*** GIVEN MATERIAL ***
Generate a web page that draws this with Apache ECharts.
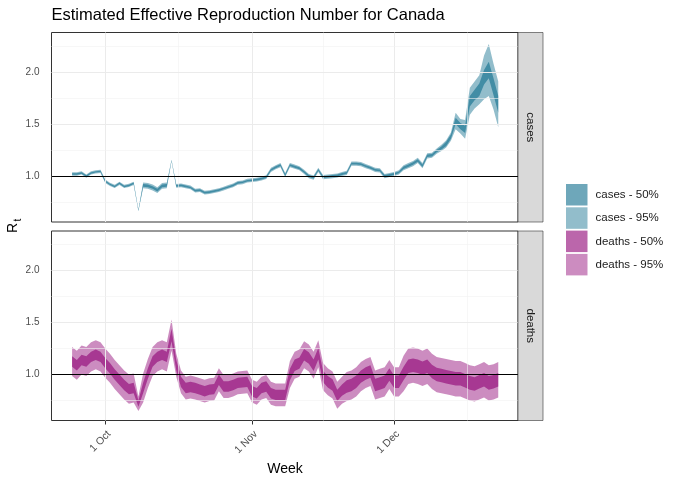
<!DOCTYPE html>
<html><head><meta charset="utf-8">
<script src="https://cdn.jsdelivr.net/npm/echarts@6/dist/echarts.min.js"></script>
<style>html,body{margin:0;padding:0;background:#fff}#c{width:680px;height:486px}</style>
</head><body><div id="c"></div>
<script>
// ---------- data ----------
const chartTitle = 'Estimated Effective Reproduction Number for Canada';
const facetNames = ['cases', 'deaths'];
const legendNames = ['cases - 50%', 'cases - 95%', 'deaths - 50%', 'deaths - 95%'];
const firstDate = '2020-09-24';           // daily estimates start here
const originDate = '2020-10-01';
const tickDates = ['2020-10-01', '2020-11-01', '2020-12-01', '2021-01-01'];
const tickLabels = ['1 Oct', '1 Nov', '1 Dec', '1 Jan'];
const yTicks = [1.0, 1.5, 2.0];
const yMinorTicks = [0.75, 1.25, 1.75, 2.25];
const refLine = 1.0;

const casesMid = [1.02,1.02,1.03,1.00,1.03,1.04,1.045,
  0.95,0.92,0.90,0.93,0.90,0.91,0.93,0.67,0.91,0.905,
  0.89,0.865,0.905,0.91,1.15,0.905,0.91,0.90,0.89,0.86,
  0.865,0.84,0.845,0.855,0.865,0.88,0.895,0.91,0.935,0.94,
  0.955,
  0.96,0.965,0.975,0.99,1.06,1.085,1.105,1.01,1.105,1.09,
  1.075,1.04,1.00,0.985,1.06,0.99,0.995,1.00,1.005,1.02,
  1.03,1.12,1.12,1.115,1.095,1.08,1.06,1.055,1.00,1.01,
  1.02,1.035,1.08,1.10,1.12,1.15,1.10,1.195,1.20,1.24,
  1.27,1.31,1.38,1.53,1.48,1.45,1.72,1.78,1.83,1.95,
  2.02,1.86,1.69];
const casesHalf50 = [0.007,0.007,0.007,0.007,0.007,0.007,0.007,0.007,0.007,0.007,0.007,0.007,0.007,0.007,
  0.003,
  0.013,0.013,0.013,0.013,0.013,0.013,
  0.003,
  0.008,0.008,0.008,0.008,0.008,0.008,0.008,0.008,0.008,0.008,0.008,0.008,0.008,0.008,0.008,0.008,0.008,0.008,0.008,0.008,
  0.009,0.009,0.009,0.009,0.009,0.009,0.009,0.009,0.009,0.009,0.009,0.009,0.009,0.009,0.009,0.009,0.009,0.009,0.009,0.009,0.009,0.009,0.009,0.009,0.009,0.009,0.009,0.009,
  0.012,0.012,0.012,0.012,0.012,0.012,0.012,0.012,
  0.015,0.02,0.02,0.03,0.03,0.035,0.05,0.05,0.06,0.07,0.08,0.08,0.08];
const casesHalf95 = [0.016,0.016,0.016,0.016,0.016,0.016,0.016,0.016,0.016,0.016,0.016,0.016,0.016,0.016,
  0.008,
  0.028,0.028,0.028,0.028,0.028,0.028,
  0.008,
  0.018,0.018,0.018,0.018,0.018,0.018,0.018,0.018,0.018,0.018,0.018,0.018,0.018,0.018,0.018,0.018,0.018,0.018,0.018,0.018,
  0.02,0.02,0.02,0.02,0.02,0.02,0.02,0.02,0.02,0.02,0.02,0.02,0.02,0.02,0.02,0.02,0.02,0.02,0.02,0.02,0.02,0.02,0.02,0.02,0.02,0.02,0.02,0.02,
  0.025,0.025,0.025,0.025,0.025,0.025,0.025,0.025,
  0.03,0.035,0.04,0.08,0.07,0.09,0.13,0.13,0.14,0.21,0.25,0.22,0.22];

const deathsMid = [1.125,1.09,1.14,1.125,1.17,1.19,1.17,
  1.11,1.06,1.00,0.95,0.90,0.86,0.87,0.72,0.87,1.01,
  1.125,1.17,1.19,1.17,1.38,1.09,0.93,0.87,0.88,0.87,
  0.855,0.84,0.855,0.86,0.95,0.885,0.885,0.90,0.92,0.925,
  0.93,0.84,0.82,0.87,0.885,0.82,0.805,0.805,0.805,1.00,
  1.09,1.11,1.19,1.16,1.09,1.20,0.98,0.93,0.90,0.80,
  0.85,0.885,0.90,0.93,0.98,1.01,1.03,0.90,0.915,0.93,
  1.00,0.93,0.93,1.01,1.08,1.09,1.08,1.06,1.08,1.03,
  1.00,0.99,0.98,0.97,0.96,0.96,0.94,0.92,0.91,0.93,
  0.95,0.92,0.93,0.95];
const deathsHalf50 = [0.05,0.05,0.05,0.05,0.05,0.05,0.05,0.05,0.05,0.05,0.05,0.05,0.05,0.05,
  0.03,
  0.05,0.05,0.05,0.05,0.05,0.05,
  0.06,
  0.05,0.05,0.05,0.05,0.05,0.05,0.05,0.05,0.05,0.05,0.05,0.05,0.05,0.05,0.05,0.05,0.05,0.05,0.05,0.05,0.05,0.05,0.05,0.05,
  0.055,0.055,0.055,0.055,0.055,0.055,0.055,0.055,0.055,0.055,0.055,0.055,
  0.06,0.06,0.06,0.06,0.06,0.06,0.06,0.06,0.06,0.06,0.06,0.06,
  0.065,0.065,0.065,0.065,0.065,0.065,0.065,0.065,0.065,0.065,0.065,0.065,0.065,0.065,0.065,0.065,0.065,0.065,0.065,0.065,0.065];
const deathsHalf95 = [0.14,0.14,0.14,0.14,0.14,0.14,0.14,0.14,0.14,0.14,0.14,0.14,0.14,0.14,
  0.07,
  0.14,0.14,0.14,0.14,0.14,0.14,
  0.15,
  0.11,0.11,0.11,0.11,0.11,0.11,0.11,0.11,0.11,0.11,0.11,0.11,0.11,0.11,0.11,0.11,0.11,0.11,0.11,0.11,0.11,0.11,0.11,0.11,
  0.13,0.13,0.13,0.13,0.13,0.13,0.13,0.13,0.13,0.13,0.13,0.13,
  0.14,0.14,0.14,0.14,0.14,0.14,0.14,0.14,0.14,0.14,0.14,0.14,
  0.17,0.17,0.17,0.17,0.17,0.17,0.17,0.17,0.17,0.17,0.17,0.17,0.17,0.17,0.17,0.17,0.17,0.17,0.17,0.17,0.17];

// ---------- helpers ----------
const FONT = '"Liberation Sans", Arial, Helvetica, sans-serif';
const DAY = 86400000;
function dayNum(s) { return (Date.parse(s + 'T00:00:00Z') - Date.parse(originDate + 'T00:00:00Z')) / DAY; }
const startDay = dayNum(firstDate);
const days = casesMid.map((_, i) => startDay + i);
const majorDays = tickDates.map(dayNum);
const minorDays = majorDays.slice(1).map((d, i) => (d + majorDays[i]) / 2);

const COL_CASES = '14,109,140';
const COL_DEATHS = '142,0,115';

const X_MIN = -11.35, X_MAX = 87.17, Y_MIN = 0.558, Y_MAX = 2.381;

function bounds(mid, half, sign) { return mid.map((m, i) => m + sign * half[i]); }

function band(name, gi, lo, hi, color, z) {
  return {
    name: name, type: 'custom', xAxisIndex: gi, yAxisIndex: gi, z: z, silent: true,
    itemStyle: { color: color },
    data: days.map((d, i) => [d, lo[i], hi[i]]),
    encode: { x: 0, y: [1, 2] },
    renderItem: function (params, api) {
      if (params.dataIndex !== 0) return null;
      const pts = [];
      for (let i = 0; i < days.length; i++) pts.push(api.coord([days[i], hi[i]]));
      for (let i = days.length - 1; i >= 0; i--) pts.push(api.coord([days[i], lo[i]]));
      return { type: 'polygon', shape: { points: pts }, style: { fill: color } };
    }
  };
}

function gridSeries(gi) {
  const d = [];
  majorDays.forEach(v => d.push({ xAxis: v, lineStyle: { color: '#ebebeb', width: 1, type: 'solid' } }));
  minorDays.forEach(v => d.push({ xAxis: v, lineStyle: { color: '#f2f2f2', width: 0.6, type: 'solid' } }));
  yTicks.forEach(v => d.push({ yAxis: v, lineStyle: { color: '#ebebeb', width: 1, type: 'solid' } }));
  yMinorTicks.forEach(v => d.push({ yAxis: v, lineStyle: { color: '#f2f2f2', width: 0.6, type: 'solid' } }));
  return {
    type: 'line', xAxisIndex: gi, yAxisIndex: gi, z: 1, data: [[0, 1]], symbol: 'none',
    lineStyle: { opacity: 0 }, silent: true,
    markLine: { silent: true, symbol: ['none', 'none'], label: { show: false }, animation: false, data: d }
  };
}
function refSeries(gi) {
  return {
    type: 'line', xAxisIndex: gi, yAxisIndex: gi, z: 5, data: [[0, 1]], symbol: 'none',
    lineStyle: { opacity: 0 }, silent: true,
    markLine: { silent: true, symbol: ['none', 'none'], label: { show: false }, animation: false,
      data: [{ yAxis: refLine, lineStyle: { color: '#000', width: 1.1, type: 'solid' } }] }
  };
}

const G = [
  { left: 51.5, top: 32.5, width: 466.5, height: 189.5 },
  { left: 51.5, top: 231, width: 466.5, height: 189.5 }
];

const series = [
  gridSeries(0), gridSeries(1),
  band(legendNames[1], 0, bounds(casesMid, casesHalf95, -1), bounds(casesMid, casesHalf95, 1), 'rgba(' + COL_CASES + ',0.45)', 2),
  band(legendNames[0], 0, bounds(casesMid, casesHalf50, -1), bounds(casesMid, casesHalf50, 1), 'rgba(' + COL_CASES + ',0.6)', 3),
  band(legendNames[3], 1, bounds(deathsMid, deathsHalf95, -1), bounds(deathsMid, deathsHalf95, 1), 'rgba(' + COL_DEATHS + ',0.45)', 2),
  band(legendNames[2], 1, bounds(deathsMid, deathsHalf50, -1), bounds(deathsMid, deathsHalf50, 1), 'rgba(' + COL_DEATHS + ',0.6)', 3),
  refSeries(0), refSeries(1)
];

function xAxisFor(gi, showLabels) {
  return {
    type: 'value', gridIndex: gi, min: X_MIN, max: X_MAX,
    axisLine: { show: false }, splitLine: { show: false },
    axisTick: showLabels ? { show: true, customValues: majorDays.slice(0, 3), length: 4, lineStyle: { color: '#333', width: 1 } } : { show: false },
    axisLabel: showLabels ? {
      show: true, customValues: majorDays.slice(0, 3), rotate: 45, margin: 8, verticalAlign: 'top', align: 'right',
      fontSize: 10.5, color: '#4d4d4d', fontFamily: FONT,
      formatter: v => tickLabels[majorDays.indexOf(v)]
    } : { show: false }
  };
}
function yAxisFor(gi) {
  return {
    type: 'value', gridIndex: gi, min: Y_MIN, max: Y_MAX,
    axisLine: { show: false }, splitLine: { show: false },
    axisTick: { show: true, customValues: yTicks, length: 4, lineStyle: { color: '#333', width: 1 } },
    axisLabel: { show: true, customValues: yTicks, margin: 12, fontSize: 10, color: '#4d4d4d', fontFamily: FONT,
      formatter: v => v.toFixed(1) }
  };
}

const graphics = [
  { type: 'text', x: 51.5, y: 15.5, style: { text: chartTitle, fill: '#000', font: '16.5px ' + FONT, align: 'left', verticalAlign: 'middle' } },
  { type: 'text', x: 285, y: 469, style: { text: 'Week', fill: '#000', font: '14px ' + FONT, align: 'center', verticalAlign: 'middle' } },
  { type: 'text', x: 13.5, y: 228, rotation: Math.PI / 2, style: { text: 'R', fill: '#000', font: '14px ' + FONT, align: 'center', verticalAlign: 'middle' } },
  { type: 'text', x: 18, y: 220, rotation: Math.PI / 2, style: { text: 't', fill: '#000', font: '10px ' + FONT, align: 'center', verticalAlign: 'middle' } }
];
G.forEach((g, i) => {
  graphics.push({ type: 'rect', shape: { x: g.left + g.width, y: g.top, width: 25, height: g.height },
    style: { fill: '#d9d9d9', stroke: '#333', lineWidth: 0.6 }, z: 10 });
  graphics.push({ type: 'text', x: g.left + g.width + 12.5, y: g.top + g.height / 2, rotation: -Math.PI / 2, z: 11,
    style: { text: facetNames[i], fill: '#1a1a1a', font: '11.5px ' + FONT, align: 'center', verticalAlign: 'middle' } });
});

const legendColors = ['rgba(' + COL_CASES + ',0.6)', 'rgba(' + COL_CASES + ',0.45)', 'rgba(' + COL_DEATHS + ',0.6)', 'rgba(' + COL_DEATHS + ',0.45)'];

const option = {
  animation: false,
  backgroundColor: '#fff',
  grid: G.map(g => Object.assign({ show: true, borderColor: '#333', borderWidth: 1, backgroundColor: 'transparent' }, g)),
  xAxis: [xAxisFor(0, false), xAxisFor(1, true)],
  yAxis: [yAxisFor(0), yAxisFor(1)],
  legend: {
    orient: 'vertical', left: 566, top: 184, padding: 0, itemWidth: 21.5, itemHeight: 21.5, itemGap: 1.8,
    icon: 'rect', selectedMode: false,
    textStyle: { fontSize: 11.5, color: '#1a1a1a', fontFamily: FONT, padding: [0, 0, 0, 3] },
    data: legendNames.map((n, i) => ({ name: n, icon: 'rect', itemStyle: { color: legendColors[i], borderWidth: 0 } }))
  },
  graphic: graphics,
  series: series
};
echarts.init(document.getElementById('c'), null, { renderer: 'canvas' }).setOption(option);
</script>
</body></html>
***
EXERCISE BRIEF: Reproduce only the lines from the beginning of the data through the line that contains "const refLine = 1.0;", both included, and please drop the pictures.

RESULT FOR THIS TASK:
Generate a web page that draws this with Apache ECharts.
<!DOCTYPE html>
<html><head><meta charset="utf-8">
<script src="https://cdn.jsdelivr.net/npm/echarts@6/dist/echarts.min.js"></script>
<style>html,body{margin:0;padding:0;background:#fff}#c{width:680px;height:486px}</style>
</head><body><div id="c"></div>
<script>
// ---------- data ----------
const chartTitle = 'Estimated Effective Reproduction Number for Canada';
const facetNames = ['cases', 'deaths'];
const legendNames = ['cases - 50%', 'cases - 95%', 'deaths - 50%', 'deaths - 95%'];
const firstDate = '2020-09-24';           // daily estimates start here
const originDate = '2020-10-01';
const tickDates = ['2020-10-01', '2020-11-01', '2020-12-01', '2021-01-01'];
const tickLabels = ['1 Oct', '1 Nov', '1 Dec', '1 Jan'];
const yTicks = [1.0, 1.5, 2.0];
const yMinorTicks = [0.75, 1.25, 1.75, 2.25];
const refLine = 1.0;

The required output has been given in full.